• Objective: Can you find the lines of the listing that include "this" and copy every one?

• Task data:

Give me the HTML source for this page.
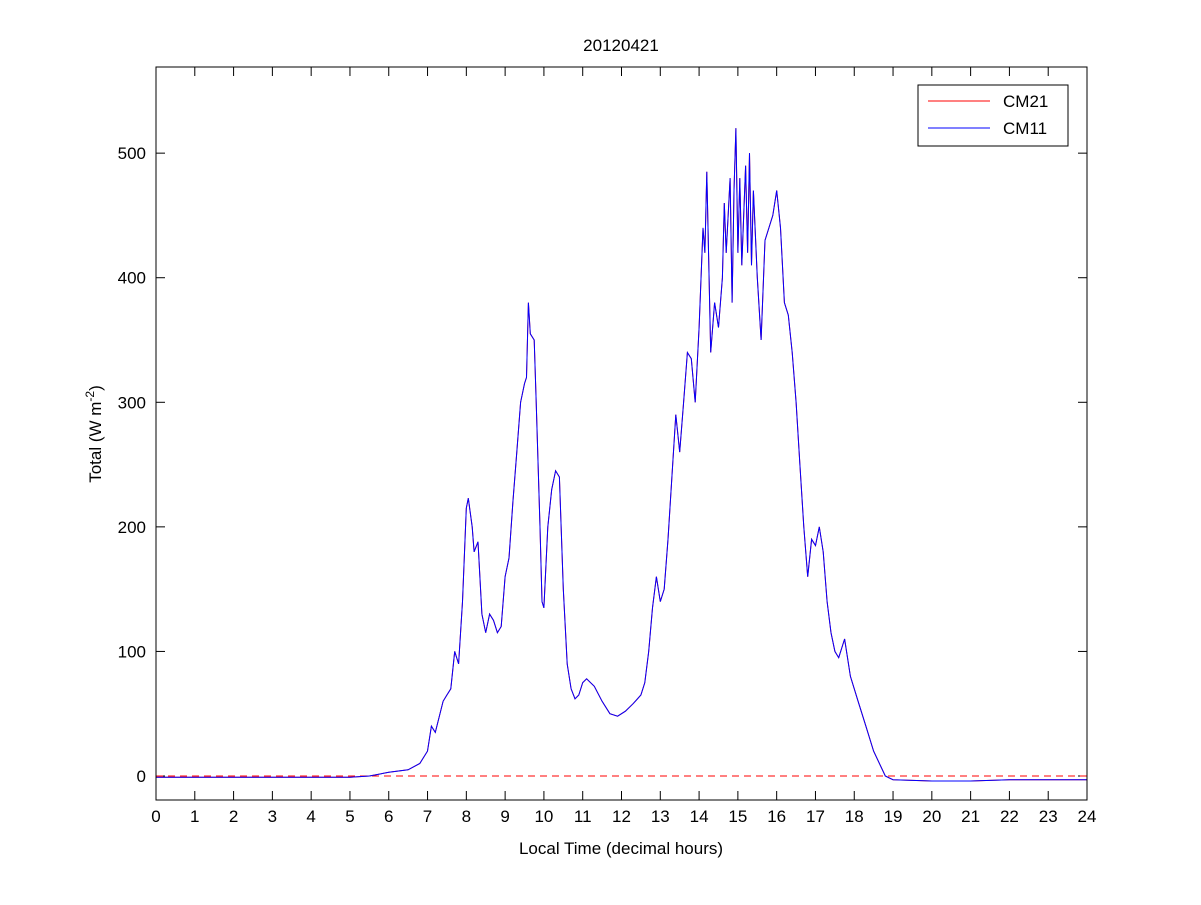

...

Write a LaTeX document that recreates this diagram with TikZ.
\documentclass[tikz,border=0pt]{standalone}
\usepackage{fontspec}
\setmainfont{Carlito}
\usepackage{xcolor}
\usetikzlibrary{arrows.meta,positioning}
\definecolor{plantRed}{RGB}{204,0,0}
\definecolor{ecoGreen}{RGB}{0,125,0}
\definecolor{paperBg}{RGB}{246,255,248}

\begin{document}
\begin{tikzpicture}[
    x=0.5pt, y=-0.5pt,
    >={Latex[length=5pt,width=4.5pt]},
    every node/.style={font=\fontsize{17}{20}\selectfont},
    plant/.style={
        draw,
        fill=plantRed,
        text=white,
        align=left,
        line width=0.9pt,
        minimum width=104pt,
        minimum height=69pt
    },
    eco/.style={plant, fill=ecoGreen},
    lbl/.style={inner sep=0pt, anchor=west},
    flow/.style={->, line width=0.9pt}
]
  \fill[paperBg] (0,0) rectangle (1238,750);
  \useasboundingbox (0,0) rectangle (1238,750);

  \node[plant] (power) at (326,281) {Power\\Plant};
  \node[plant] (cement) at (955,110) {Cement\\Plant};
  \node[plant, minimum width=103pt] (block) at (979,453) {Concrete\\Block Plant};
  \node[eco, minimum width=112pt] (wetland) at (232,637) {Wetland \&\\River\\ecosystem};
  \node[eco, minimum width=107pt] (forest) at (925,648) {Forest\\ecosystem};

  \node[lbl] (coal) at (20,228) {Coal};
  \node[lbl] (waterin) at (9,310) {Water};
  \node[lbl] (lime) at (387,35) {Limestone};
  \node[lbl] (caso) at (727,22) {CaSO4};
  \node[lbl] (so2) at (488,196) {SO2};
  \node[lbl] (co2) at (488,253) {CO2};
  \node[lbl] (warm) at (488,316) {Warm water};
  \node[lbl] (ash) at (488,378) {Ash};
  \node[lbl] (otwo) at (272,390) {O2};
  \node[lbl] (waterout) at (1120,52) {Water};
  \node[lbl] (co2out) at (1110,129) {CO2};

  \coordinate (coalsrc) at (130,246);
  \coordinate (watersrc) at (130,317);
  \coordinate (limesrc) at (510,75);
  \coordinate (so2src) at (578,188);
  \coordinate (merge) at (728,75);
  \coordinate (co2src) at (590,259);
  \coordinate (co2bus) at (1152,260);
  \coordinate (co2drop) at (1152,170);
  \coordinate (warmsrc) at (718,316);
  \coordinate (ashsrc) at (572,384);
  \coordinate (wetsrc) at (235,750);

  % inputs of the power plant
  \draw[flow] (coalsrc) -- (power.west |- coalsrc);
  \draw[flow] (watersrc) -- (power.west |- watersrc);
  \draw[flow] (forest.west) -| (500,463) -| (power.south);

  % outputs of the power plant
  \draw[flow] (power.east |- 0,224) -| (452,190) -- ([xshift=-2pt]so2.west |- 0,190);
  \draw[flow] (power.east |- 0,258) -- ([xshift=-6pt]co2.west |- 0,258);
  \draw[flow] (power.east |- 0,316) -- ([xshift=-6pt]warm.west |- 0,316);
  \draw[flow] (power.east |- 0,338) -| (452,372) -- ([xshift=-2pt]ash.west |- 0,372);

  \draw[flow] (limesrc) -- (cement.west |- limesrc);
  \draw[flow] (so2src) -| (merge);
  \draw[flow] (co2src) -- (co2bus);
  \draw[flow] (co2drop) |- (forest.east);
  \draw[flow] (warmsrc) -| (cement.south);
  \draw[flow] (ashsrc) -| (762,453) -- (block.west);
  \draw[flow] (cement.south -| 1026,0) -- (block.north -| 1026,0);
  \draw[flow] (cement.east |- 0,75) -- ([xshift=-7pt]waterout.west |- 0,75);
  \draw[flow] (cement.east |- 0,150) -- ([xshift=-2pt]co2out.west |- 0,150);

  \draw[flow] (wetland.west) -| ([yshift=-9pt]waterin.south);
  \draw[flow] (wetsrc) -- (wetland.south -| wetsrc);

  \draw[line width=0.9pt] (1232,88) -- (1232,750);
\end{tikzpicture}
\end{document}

• Result:
Give me the HTML source for this page.
Write a LaTeX document that recreates this diagram with TikZ.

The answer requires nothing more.